House prices fell in September while high street spending and factory goods prices have slowed, according to the first batch of figures released since the Bank of England raised interest rates last week.
The price of the average home in the UK dropped by 0.4 per cent, or £600, to £158,408 in September, said the Office of the Deputy Prime Minister (ODPM). But this was in sharp contrast to the estimates by Nationwide and Halifax that prices rose more than 1 per cent.
The figures from the ODPM echoed a survey of estate agents' asking prices by Rightmove, a property website, that said prices dropped 0.6 per cent in September. It said its figures were not seasonally adjusted and the fall might simply reflect a seasonal slowdown in the market.
The annual rate slowed to 10.9 per cent, the lowest since the series was started in February last year and down from 22 per centseven months ago.
This was in line with figures from the Land Registry showing prices rose 10.6 per cent in the year to September.
And retail sales grew by just 0.8 per cent in October, the British Retail Consortium said. This was the lowest rate of growth in more than four years, apart from March this year when they fell during the Iraq war.
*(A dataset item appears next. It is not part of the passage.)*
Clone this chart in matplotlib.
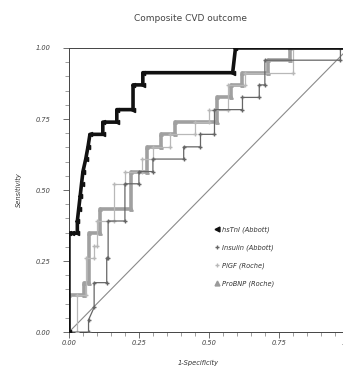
import numpy as np
import matplotlib
matplotlib.use("Agg")
import matplotlib.pyplot as plt
from matplotlib.lines import Line2D

# ROC step curves (x = 1-specificity, y = sensitivity)
hstni_x = [0.0, 0.0, 0.01, 0.03, 0.03, 0.035, 0.04, 0.045, 0.05, 0.06, 0.068, 0.075,
           0.121, 0.121, 0.171, 0.171, 0.229, 0.229, 0.264, 0.264, 0.585, 0.595, 1.0]
hstni_y = [0.0, 0.348, 0.348, 0.348, 0.391, 0.435, 0.478, 0.522, 0.565, 0.609, 0.652, 0.696,
           0.696, 0.739, 0.739, 0.783, 0.783, 0.870, 0.870, 0.913, 0.913, 1.0, 1.0]

insulin_x = [0.0, 0.07, 0.07, 0.09, 0.09, 0.135, 0.135, 0.14, 0.14, 0.2, 0.2, 0.25, 0.25,
             0.3, 0.3, 0.41, 0.41, 0.47, 0.47, 0.52, 0.52, 0.62, 0.62, 0.68, 0.68, 0.7,
             0.7, 0.97, 0.97, 1.0]
insulin_y = [0.0, 0.0, 0.043, 0.087, 0.174, 0.174, 0.261, 0.261, 0.391, 0.391, 0.522, 0.522,
             0.565, 0.565, 0.609, 0.609, 0.652, 0.652, 0.696, 0.696, 0.783, 0.783, 0.826,
             0.826, 0.87, 0.87, 0.957, 0.957, 1.0, 1.0]

plgf_x = [0.0, 0.03, 0.03, 0.06, 0.06, 0.09, 0.09, 0.1, 0.1, 0.16, 0.16, 0.2, 0.2, 0.26,
          0.26, 0.3, 0.3, 0.36, 0.36, 0.45, 0.45, 0.5, 0.5, 0.57, 0.57, 0.63, 0.63, 0.8,
          0.8, 1.0]
plgf_y = [0.0, 0.0, 0.13, 0.13, 0.261, 0.261, 0.304, 0.304, 0.391, 0.391, 0.522, 0.522,
          0.565, 0.565, 0.609, 0.609, 0.652, 0.652, 0.696, 0.696, 0.739, 0.739, 0.783,
          0.783, 0.87, 0.87, 0.913, 0.913, 1.0, 1.0]

probnp_x = [0.0, 0.0, 0.055, 0.055, 0.07, 0.07, 0.11, 0.11, 0.22, 0.22, 0.28, 0.28, 0.33,
            0.33, 0.38, 0.38, 0.53, 0.53, 0.58, 0.58, 0.62, 0.62, 0.71, 0.71, 0.79, 0.79, 1.0]
probnp_y = [0.0, 0.13, 0.13, 0.174, 0.174, 0.348, 0.348, 0.435, 0.435, 0.565, 0.565, 0.652,
            0.652, 0.696, 0.696, 0.739, 0.739, 0.826, 0.826, 0.87, 0.87, 0.913, 0.913, 0.957,
            0.957, 1.0, 1.0]

labels = ["hsTnI (Abbott)", "Insulin (Abbott)", "PlGF (Roche)", "ProBNP (Roche)"]
ticks = [0.0, 0.25, 0.5, 0.75, 1.0]
tick_labels = ["0.00", "0.25", "0.50", "0.75", "1.00"]

fig = plt.figure(figsize=(3.43, 3.69), dpi=100)
ax = fig.add_axes([0.201, 0.100, 0.816, 0.770])

ax.plot([0, 1], [0, 1], color="#8a8a8a", lw=0.8, zorder=1)

ax.plot(probnp_x, probnp_y, color="#a0a0a0", lw=2.6, marker="^", ms=2.5, zorder=2)
ax.plot(plgf_x, plgf_y, color="#b8b8b8", lw=0.9, marker="+", ms=3, zorder=3)
ax.plot(insulin_x, insulin_y, color="#666666", lw=0.9, marker="+", ms=3, zorder=4)
ax.plot(hstni_x, hstni_y, color="#111111", lw=2.6, marker="<", ms=3, zorder=5)

ax.set_xlim(0, 1)
ax.set_ylim(0, 1)
ax.set_xticks(ticks)
ax.set_xticklabels(tick_labels)
ax.set_yticks(ticks)
ax.set_yticklabels(tick_labels)
ax.set_xticks(np.arange(0, 1.001, 0.05), minor=True)
ax.set_yticks(np.arange(0, 1.001, 0.05), minor=True)
ax.tick_params(which="major", length=4.3, width=0.6, color="#555555", labelsize=4.8,
               labelcolor="#444444")
ax.tick_params(which="minor", length=2.6, width=0.5, color="#777777")
ax.tick_params(axis="y", which="major", pad=9)
ax.tick_params(axis="x", which="major", pad=1.5)
for lab in ax.get_xticklabels() + ax.get_yticklabels():
    lab.set_fontstyle("italic")

for s in ax.spines.values():
    s.set_linewidth(0.7)
    s.set_color("#444444")

handles = [
    Line2D([], [], ls="none", marker="<", color="#111111", ms=3.5),
    Line2D([], [], ls="none", marker="+", color="#666666", ms=3.5),
    Line2D([], [], ls="none", marker="+", color="#b8b8b8", ms=3.5),
    Line2D([], [], ls="none", marker="^", color="#9a9a9a", ms=3.5),
]
leg = ax.legend(handles, labels, loc="upper left", bbox_to_anchor=(0.51, 0.385),
                frameon=False, fontsize=4.8, handlelength=0.6, handletextpad=0.4,
                labelspacing=1.75, borderpad=0)
for t in leg.get_texts():
    t.set_fontstyle("italic")
    t.set_color("#333333")

fig.text(0.554, 0.951, "Composite CVD outcome", ha="center", va="center",
         fontsize=6.5, color="#444444")
fig.text(0.577, 0.016, "1-Specificity", ha="center", va="center",
         fontsize=4.8, style="italic", color="#333333")
fig.text(0.055, 0.485, "Sensitivity", ha="center", va="center", rotation=90,
         fontsize=4.8, style="italic", color="#333333")

fig.savefig("out.png", dpi=100)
The BRC said it was too early to tell whether this was a typical pre-Christmas pause or a sign that the consumer economy was "running out of steam".
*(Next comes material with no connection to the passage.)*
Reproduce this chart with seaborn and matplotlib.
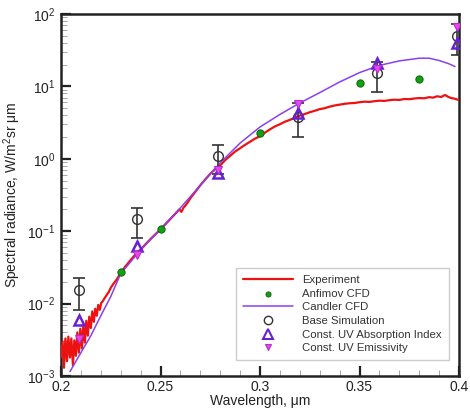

Bill Moyes, the BRC's director general, said: "Either way, it is strong evidence that the Government and the Bank of England should not press consumers too hard." Almost every sector along the high street suffered a poor month with food and drink and electrical and electronics goods performing especially badly.
There was little sign of inflation in the manufacturing sector with prices of goods leaving the factory gate rising just 0.1 per cent for the second month in a row in October.
Input prices surged 1.6 per cent on the month, mainly due to soaring oil prices.